Short problem →
Scan the entries below and count the lines holding the string "this". Supply only the number.

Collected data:
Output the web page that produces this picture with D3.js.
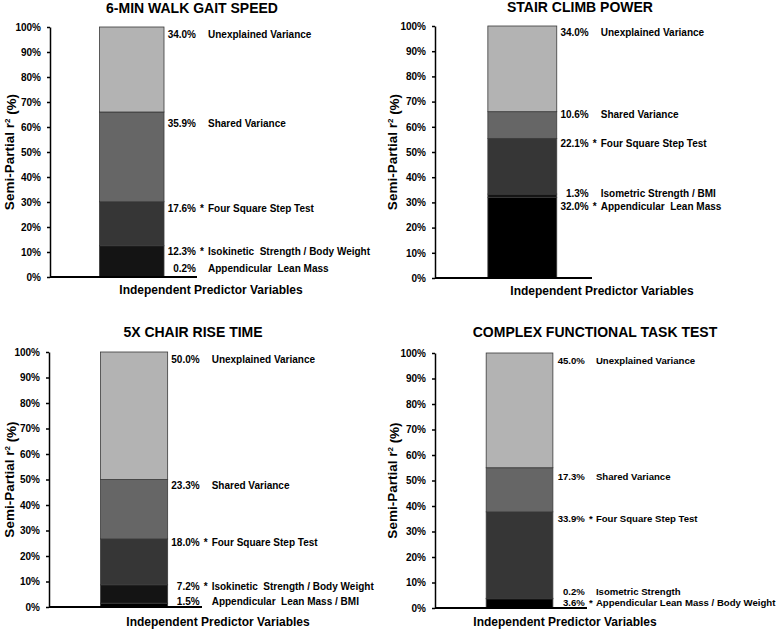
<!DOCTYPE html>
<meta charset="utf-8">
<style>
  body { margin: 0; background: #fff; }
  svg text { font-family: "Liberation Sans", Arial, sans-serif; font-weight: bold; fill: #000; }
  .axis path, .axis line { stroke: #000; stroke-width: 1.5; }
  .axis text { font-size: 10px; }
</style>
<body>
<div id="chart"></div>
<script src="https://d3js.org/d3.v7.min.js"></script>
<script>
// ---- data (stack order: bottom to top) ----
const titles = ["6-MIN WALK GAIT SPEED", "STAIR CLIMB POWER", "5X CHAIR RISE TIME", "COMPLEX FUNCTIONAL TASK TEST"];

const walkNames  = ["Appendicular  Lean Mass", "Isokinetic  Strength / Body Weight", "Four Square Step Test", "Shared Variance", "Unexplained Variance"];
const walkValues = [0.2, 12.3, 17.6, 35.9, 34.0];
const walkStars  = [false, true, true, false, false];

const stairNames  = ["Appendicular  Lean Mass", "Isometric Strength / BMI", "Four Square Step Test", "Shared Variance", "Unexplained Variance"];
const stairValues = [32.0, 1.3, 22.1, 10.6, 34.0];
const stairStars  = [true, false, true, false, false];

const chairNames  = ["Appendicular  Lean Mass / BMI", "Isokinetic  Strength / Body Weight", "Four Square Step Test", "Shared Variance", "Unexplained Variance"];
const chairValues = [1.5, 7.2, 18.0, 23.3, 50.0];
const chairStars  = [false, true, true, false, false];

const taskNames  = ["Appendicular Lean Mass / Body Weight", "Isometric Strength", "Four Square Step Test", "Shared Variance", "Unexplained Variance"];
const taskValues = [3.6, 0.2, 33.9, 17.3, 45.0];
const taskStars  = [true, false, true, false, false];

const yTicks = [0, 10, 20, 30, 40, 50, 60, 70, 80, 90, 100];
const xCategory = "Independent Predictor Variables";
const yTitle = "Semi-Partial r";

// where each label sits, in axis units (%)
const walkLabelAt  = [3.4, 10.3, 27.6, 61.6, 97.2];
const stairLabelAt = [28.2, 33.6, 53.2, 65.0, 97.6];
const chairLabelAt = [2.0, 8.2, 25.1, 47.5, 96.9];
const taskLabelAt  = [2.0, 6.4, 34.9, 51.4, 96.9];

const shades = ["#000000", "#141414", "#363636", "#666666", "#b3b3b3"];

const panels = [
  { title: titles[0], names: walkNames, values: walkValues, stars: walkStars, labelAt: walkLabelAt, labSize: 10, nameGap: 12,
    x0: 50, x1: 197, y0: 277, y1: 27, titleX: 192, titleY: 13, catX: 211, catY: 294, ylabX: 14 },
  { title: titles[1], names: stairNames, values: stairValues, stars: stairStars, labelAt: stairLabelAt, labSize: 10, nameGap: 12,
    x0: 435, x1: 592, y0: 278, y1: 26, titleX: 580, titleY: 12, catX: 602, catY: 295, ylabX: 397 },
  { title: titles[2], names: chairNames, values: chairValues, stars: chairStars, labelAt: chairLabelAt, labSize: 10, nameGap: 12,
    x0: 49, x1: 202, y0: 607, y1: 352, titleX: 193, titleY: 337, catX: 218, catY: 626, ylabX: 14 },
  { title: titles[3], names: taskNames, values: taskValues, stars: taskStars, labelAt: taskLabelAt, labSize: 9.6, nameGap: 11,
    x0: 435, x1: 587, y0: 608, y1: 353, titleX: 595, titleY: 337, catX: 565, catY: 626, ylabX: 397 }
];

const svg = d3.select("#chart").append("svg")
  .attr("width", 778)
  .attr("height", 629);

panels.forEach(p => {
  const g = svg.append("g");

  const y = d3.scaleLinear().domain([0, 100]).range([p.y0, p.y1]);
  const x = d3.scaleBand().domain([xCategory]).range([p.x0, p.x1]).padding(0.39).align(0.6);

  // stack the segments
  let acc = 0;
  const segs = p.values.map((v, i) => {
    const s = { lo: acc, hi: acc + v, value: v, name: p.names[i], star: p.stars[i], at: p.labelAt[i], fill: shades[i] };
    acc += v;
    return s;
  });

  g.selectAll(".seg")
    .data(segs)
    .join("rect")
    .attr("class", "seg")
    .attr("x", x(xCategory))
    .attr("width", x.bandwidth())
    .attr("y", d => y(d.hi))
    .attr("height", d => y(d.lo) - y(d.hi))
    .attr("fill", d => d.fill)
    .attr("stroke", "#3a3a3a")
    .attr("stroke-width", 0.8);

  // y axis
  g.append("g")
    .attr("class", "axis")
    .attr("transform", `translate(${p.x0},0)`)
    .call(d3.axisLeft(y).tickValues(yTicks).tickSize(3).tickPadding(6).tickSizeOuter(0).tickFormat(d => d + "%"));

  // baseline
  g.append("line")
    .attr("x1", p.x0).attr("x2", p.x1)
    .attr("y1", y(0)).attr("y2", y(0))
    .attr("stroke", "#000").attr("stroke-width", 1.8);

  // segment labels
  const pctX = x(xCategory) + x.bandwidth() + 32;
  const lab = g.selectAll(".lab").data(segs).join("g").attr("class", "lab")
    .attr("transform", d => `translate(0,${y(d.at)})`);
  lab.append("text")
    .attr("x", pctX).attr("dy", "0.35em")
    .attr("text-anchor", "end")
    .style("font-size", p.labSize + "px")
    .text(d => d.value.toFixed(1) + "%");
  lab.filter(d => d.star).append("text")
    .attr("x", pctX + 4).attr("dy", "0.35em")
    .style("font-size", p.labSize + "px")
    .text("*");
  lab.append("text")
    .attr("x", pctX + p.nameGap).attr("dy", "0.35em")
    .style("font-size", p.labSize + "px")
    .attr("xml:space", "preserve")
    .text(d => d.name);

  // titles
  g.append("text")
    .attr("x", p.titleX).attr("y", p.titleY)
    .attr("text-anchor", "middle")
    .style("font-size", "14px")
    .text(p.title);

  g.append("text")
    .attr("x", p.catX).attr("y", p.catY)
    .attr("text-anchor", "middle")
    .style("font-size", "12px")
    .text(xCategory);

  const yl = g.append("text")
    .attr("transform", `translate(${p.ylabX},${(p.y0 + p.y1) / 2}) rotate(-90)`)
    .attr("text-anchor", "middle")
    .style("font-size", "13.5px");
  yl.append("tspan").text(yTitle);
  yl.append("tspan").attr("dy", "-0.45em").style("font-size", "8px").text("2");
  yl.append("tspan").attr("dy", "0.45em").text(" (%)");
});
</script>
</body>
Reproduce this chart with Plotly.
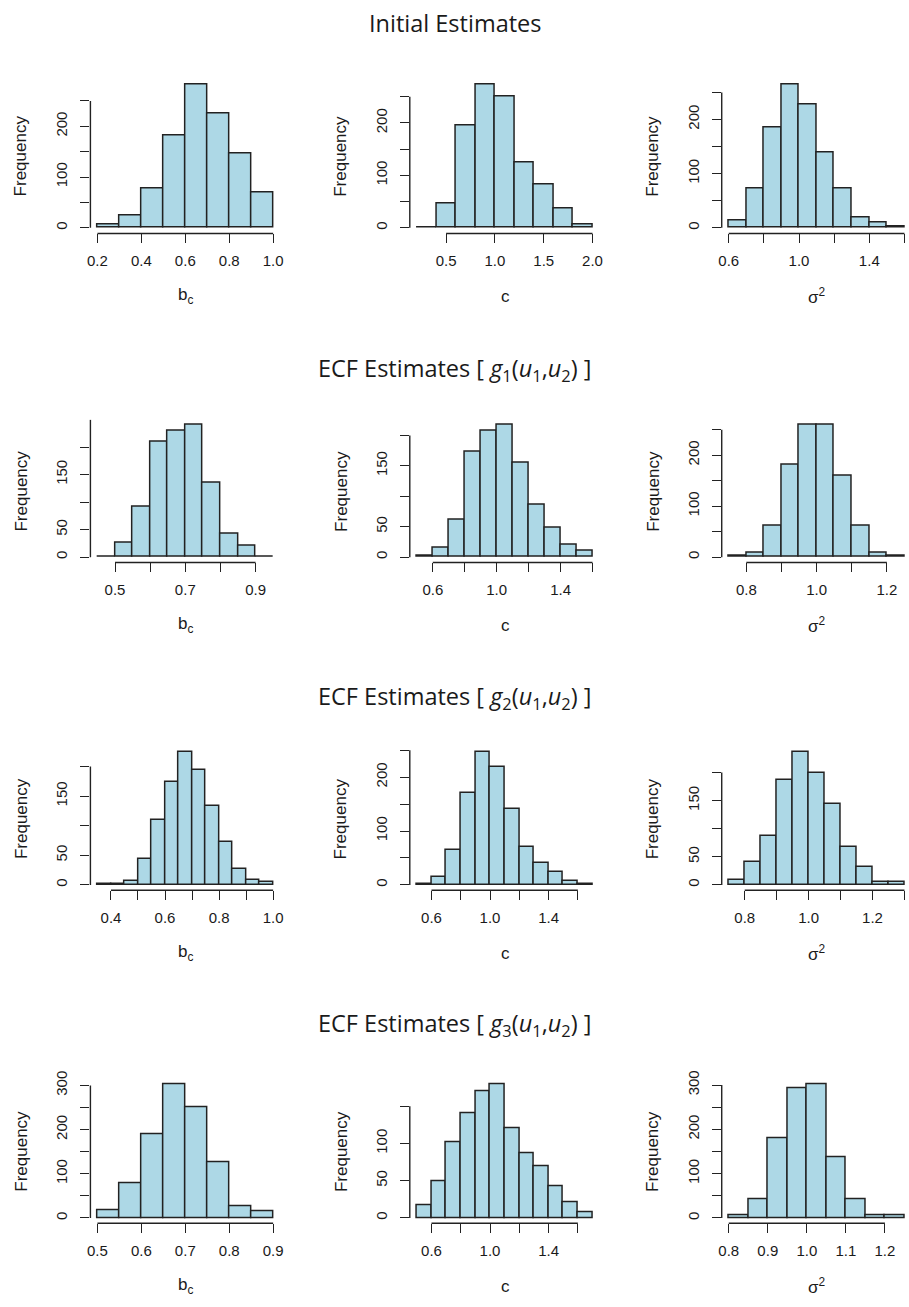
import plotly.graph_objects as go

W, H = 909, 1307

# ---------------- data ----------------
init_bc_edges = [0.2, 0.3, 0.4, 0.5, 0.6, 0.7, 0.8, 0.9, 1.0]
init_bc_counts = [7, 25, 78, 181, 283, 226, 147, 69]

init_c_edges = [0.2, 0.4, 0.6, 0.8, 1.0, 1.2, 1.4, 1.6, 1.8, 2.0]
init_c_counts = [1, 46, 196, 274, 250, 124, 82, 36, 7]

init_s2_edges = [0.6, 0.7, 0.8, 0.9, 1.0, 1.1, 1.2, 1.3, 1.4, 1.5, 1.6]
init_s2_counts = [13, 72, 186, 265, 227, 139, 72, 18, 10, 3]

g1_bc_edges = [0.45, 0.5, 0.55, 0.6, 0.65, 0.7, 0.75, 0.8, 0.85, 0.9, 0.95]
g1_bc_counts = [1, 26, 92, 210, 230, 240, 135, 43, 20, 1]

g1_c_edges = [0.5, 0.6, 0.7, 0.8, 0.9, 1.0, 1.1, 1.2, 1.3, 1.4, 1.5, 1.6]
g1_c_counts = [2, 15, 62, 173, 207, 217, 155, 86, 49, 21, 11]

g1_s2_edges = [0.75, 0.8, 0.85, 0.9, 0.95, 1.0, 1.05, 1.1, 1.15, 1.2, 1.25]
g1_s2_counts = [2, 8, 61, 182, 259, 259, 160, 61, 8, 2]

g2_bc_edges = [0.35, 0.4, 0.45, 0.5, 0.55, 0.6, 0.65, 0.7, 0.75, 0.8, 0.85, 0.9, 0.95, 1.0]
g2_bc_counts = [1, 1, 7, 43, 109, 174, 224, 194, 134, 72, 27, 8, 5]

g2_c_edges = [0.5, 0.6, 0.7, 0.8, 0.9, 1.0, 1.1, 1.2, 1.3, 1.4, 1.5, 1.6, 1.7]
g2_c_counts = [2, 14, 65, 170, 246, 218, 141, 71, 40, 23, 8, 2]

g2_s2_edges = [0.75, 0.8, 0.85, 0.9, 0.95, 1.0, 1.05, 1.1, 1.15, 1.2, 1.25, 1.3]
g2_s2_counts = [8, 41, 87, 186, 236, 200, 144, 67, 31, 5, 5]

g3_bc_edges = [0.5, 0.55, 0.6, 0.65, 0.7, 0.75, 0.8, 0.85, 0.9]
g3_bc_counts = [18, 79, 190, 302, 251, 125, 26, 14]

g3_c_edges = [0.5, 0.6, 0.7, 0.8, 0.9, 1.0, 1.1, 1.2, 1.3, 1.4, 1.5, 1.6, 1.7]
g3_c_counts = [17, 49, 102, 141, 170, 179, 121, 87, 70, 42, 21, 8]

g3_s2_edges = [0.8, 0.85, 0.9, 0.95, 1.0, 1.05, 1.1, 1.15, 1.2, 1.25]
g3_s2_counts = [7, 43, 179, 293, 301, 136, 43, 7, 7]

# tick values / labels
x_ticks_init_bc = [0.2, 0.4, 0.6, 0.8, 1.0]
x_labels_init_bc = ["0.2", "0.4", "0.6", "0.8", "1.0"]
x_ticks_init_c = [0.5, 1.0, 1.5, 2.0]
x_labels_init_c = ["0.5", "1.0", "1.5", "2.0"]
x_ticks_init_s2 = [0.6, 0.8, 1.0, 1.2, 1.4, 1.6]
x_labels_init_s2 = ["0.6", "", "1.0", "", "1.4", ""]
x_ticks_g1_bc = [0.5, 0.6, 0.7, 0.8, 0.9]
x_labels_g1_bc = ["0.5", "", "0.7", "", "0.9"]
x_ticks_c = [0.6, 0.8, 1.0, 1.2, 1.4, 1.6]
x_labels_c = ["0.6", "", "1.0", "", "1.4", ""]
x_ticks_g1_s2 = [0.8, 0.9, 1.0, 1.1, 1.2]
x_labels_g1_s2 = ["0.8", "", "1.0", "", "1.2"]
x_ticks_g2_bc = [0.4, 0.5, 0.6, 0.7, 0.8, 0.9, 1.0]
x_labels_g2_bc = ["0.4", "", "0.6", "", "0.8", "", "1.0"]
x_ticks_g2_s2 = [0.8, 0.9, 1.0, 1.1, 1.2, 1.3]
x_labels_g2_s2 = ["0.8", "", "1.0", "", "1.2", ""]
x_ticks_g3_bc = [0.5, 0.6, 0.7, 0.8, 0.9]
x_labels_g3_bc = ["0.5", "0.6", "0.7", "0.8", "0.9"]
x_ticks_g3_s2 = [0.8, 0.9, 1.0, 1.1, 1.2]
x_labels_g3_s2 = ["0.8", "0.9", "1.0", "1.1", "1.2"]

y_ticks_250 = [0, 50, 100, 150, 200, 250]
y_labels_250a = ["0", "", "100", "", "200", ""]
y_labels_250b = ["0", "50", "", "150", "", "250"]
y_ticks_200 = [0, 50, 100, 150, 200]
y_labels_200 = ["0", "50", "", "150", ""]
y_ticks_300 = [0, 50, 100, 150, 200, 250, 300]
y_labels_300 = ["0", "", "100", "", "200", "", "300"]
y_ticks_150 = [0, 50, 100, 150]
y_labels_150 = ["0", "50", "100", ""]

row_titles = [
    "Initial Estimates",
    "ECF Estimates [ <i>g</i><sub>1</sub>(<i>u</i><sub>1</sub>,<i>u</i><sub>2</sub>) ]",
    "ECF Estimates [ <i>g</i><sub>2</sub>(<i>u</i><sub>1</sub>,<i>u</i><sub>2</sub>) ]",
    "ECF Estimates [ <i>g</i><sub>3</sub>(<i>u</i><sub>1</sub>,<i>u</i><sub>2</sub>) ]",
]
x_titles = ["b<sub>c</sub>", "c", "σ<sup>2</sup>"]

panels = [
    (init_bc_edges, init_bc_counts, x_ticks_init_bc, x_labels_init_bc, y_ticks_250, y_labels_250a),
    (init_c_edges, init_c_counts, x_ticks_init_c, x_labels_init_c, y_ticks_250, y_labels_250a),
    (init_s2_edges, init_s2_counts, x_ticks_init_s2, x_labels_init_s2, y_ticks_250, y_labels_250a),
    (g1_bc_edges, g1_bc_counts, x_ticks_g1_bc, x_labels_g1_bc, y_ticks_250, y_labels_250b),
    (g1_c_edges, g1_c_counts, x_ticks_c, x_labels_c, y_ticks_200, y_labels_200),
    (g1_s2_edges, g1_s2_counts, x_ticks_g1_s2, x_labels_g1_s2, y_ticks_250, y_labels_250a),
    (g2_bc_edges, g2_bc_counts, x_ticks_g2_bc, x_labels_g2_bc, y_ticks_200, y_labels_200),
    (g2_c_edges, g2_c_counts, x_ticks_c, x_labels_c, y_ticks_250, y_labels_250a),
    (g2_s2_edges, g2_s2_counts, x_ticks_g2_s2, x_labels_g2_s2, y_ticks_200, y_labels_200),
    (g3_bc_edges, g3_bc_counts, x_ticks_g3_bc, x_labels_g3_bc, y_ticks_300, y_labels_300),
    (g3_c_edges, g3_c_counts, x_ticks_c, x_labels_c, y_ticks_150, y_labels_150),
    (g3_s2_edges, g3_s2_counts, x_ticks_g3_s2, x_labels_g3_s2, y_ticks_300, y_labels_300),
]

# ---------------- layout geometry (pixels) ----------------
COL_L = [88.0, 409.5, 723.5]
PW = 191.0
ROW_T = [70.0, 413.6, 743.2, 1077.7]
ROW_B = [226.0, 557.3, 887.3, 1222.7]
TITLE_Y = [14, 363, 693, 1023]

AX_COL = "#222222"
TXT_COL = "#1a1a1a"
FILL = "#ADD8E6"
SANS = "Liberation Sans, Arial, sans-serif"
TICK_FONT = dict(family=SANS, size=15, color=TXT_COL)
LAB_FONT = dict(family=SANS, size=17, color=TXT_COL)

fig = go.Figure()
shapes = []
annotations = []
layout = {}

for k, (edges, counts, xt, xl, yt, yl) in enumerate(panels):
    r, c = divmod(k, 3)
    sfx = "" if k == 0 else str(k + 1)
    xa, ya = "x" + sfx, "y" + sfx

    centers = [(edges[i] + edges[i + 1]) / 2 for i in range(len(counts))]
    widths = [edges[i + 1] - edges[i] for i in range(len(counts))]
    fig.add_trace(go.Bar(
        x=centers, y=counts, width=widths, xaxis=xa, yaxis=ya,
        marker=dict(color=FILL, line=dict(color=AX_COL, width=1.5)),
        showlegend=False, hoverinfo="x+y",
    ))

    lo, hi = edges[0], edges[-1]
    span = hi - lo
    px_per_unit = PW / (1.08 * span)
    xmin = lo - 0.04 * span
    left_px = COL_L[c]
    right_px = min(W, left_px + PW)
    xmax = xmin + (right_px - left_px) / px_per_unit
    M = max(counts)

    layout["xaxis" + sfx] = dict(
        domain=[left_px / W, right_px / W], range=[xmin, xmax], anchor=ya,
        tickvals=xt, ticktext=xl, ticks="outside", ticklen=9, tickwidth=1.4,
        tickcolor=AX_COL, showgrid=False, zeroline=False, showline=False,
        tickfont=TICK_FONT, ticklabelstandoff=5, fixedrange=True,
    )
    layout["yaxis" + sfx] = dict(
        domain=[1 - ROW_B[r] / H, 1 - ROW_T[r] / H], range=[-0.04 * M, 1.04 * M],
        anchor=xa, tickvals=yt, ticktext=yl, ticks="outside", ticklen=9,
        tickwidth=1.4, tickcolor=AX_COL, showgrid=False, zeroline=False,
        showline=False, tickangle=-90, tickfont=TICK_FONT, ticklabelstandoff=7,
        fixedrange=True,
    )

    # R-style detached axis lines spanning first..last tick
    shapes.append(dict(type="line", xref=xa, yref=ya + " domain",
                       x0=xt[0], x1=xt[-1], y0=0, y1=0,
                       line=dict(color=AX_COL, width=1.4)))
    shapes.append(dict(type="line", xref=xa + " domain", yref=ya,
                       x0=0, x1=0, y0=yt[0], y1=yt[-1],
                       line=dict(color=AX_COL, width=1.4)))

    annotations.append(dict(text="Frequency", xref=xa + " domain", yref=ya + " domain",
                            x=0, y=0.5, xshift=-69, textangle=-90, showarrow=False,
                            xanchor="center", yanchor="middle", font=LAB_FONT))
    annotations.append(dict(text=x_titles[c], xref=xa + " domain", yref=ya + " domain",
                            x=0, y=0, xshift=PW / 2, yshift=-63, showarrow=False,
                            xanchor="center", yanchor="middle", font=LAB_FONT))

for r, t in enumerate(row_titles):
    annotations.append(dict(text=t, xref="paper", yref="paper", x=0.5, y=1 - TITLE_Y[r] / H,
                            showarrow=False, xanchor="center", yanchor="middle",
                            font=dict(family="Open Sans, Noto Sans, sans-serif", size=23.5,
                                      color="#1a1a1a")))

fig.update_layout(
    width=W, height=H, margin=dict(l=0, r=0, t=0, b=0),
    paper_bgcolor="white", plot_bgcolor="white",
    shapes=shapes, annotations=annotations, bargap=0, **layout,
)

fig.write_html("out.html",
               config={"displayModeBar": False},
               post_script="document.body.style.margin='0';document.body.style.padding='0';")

Exercise output →
2